Each line from the top of the listing through the one holding "plt.rcParams['font.family'] = ['Liberation" should be restated word for word, with nothing added and no pictures.

-- Data provided --
◆ ◆ ◆ ◆ ◆ ◆ ◆
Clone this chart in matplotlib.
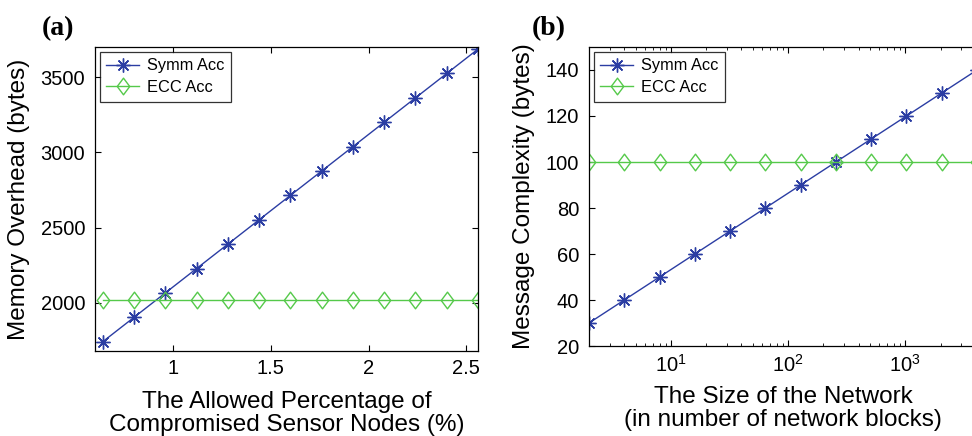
import numpy as np
import matplotlib
matplotlib.use("Agg")
import matplotlib.pyplot as plt
from matplotlib.path import Path

plt.rcParams['font.family'] = ['Liberation Sans', 'DejaVu Sans']

# panel (a) data
pct = [0.64, 0.80, 0.96, 1.12, 1.28, 1.44, 1.60, 1.76, 1.92, 2.08, 2.24, 2.40, 2.56]
mem_symm = [1742, 1904, 2066, 2228, 2390, 2552, 2714, 2876, 3038, 3200, 3362, 3524, 3686]
mem_ecc = [2016] * 13

# panel (b) data
blocks = [2, 4, 8, 16, 32, 64, 128, 256, 512, 1024, 2048, 4096]
msg_symm = [30, 40, 50, 60, 70, 80, 90, 100, 110, 120, 130, 140]
msg_ecc = [100] * 12

blue = '#2B3DA3'
green = '#55C94A'
diamond = Path([(0, 1), (0.75, 0), (0, -1), (-0.75, 0), (0, 1)],
               [Path.MOVETO, Path.LINETO, Path.LINETO, Path.LINETO, Path.CLOSEPOLY])

fig = plt.figure(figsize=(9.72, 4.36), dpi=100)
ax1 = fig.add_axes([95/972, 1-351/436, 383/972, 304/436])
ax2 = fig.add_axes([589/972, 1-346/436, 388/972, 299/436])


def style(ax, right=True):
    ax.tick_params(direction='in', top=True, right=right, labelsize=14.5, length=4)
    ax.tick_params(axis='x', pad=6)
    ax.tick_params(axis='y', pad=7)
    ax.tick_params(which='minor', direction='in', top=True, right=right, length=2)
    for s in ax.spines.values():
        s.set_linewidth(0.9)


def add_legend(ax):
    leg = ax.legend(loc='upper left', fontsize=11.8, frameon=True, fancybox=False, edgecolor='black',
                    borderaxespad=0.3, handlelength=2.0, borderpad=0.4, labelspacing=0.4,
                    handletextpad=0.45)
    leg.get_frame().set_linewidth(0.9)


ax1.plot(pct, mem_symm, color=blue, lw=1.0, marker=(8, 2, 0), ms=10, mew=1.0, label='Symm Acc')
ax1.plot(pct, mem_ecc, color=green, lw=1.0, marker=diamond, ms=12, mew=1.0,
         mfc='none', label='ECC Acc')
ax1.set_xlim(0.6, 2.56)
ax1.set_ylim(1680, 3700)
ax1.set_xticks([1, 1.5, 2, 2.5])
ax1.set_xticklabels(['1', '1.5', '2', '2.5'])
ax1.set_yticks([2000, 2500, 3000, 3500])
ax1.set_xlabel('The Allowed Percentage of\nCompromised Sensor Nodes (%)', fontsize=17.5, labelpad=9,
               linespacing=1.05)
ax1.set_ylabel('Memory Overhead (bytes)', fontsize=17.5, labelpad=8)
style(ax1)
add_legend(ax1)

ax2.semilogx(blocks, msg_symm, color=blue, lw=1.0, marker=(8, 2, 0), ms=10, mew=1.0, label='Symm Acc')
ax2.semilogx(blocks, msg_ecc, color=green, lw=1.0, marker=diamond, ms=12, mew=1.0,
             mfc='none', label='ECC Acc')
ax2.set_xlim(2, 4096)
ax2.set_ylim(20, 150)
ax2.set_yticks([20, 40, 60, 80, 100, 120, 140])
ax2.set_xlabel('The Size of the Network\n(in number of network blocks)', fontsize=17.5, labelpad=7,
               linespacing=1.05)
ax2.set_ylabel('Message Complexity (bytes)', fontsize=17.5, labelpad=8)
style(ax2, right=False)
add_legend(ax2)

fig.text(42/972, 1-29/436, '(a)', fontsize=20, fontweight='bold', family='Liberation Serif', va='center')
fig.text(532/972, 1-29/436, '(b)', fontsize=20, fontweight='bold', family='Liberation Serif', va='center')

fig.savefig('out.png', dpi=100)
◆ ◆ ◆ ◆ ◆ ◆ ◆
-- Written solution --
Clone this chart in matplotlib.
import numpy as np
import matplotlib
matplotlib.use("Agg")
import matplotlib.pyplot as plt
from matplotlib.path import Path

plt.rcParams['font.family'] = ['Liberation Sans', 'DejaVu Sans']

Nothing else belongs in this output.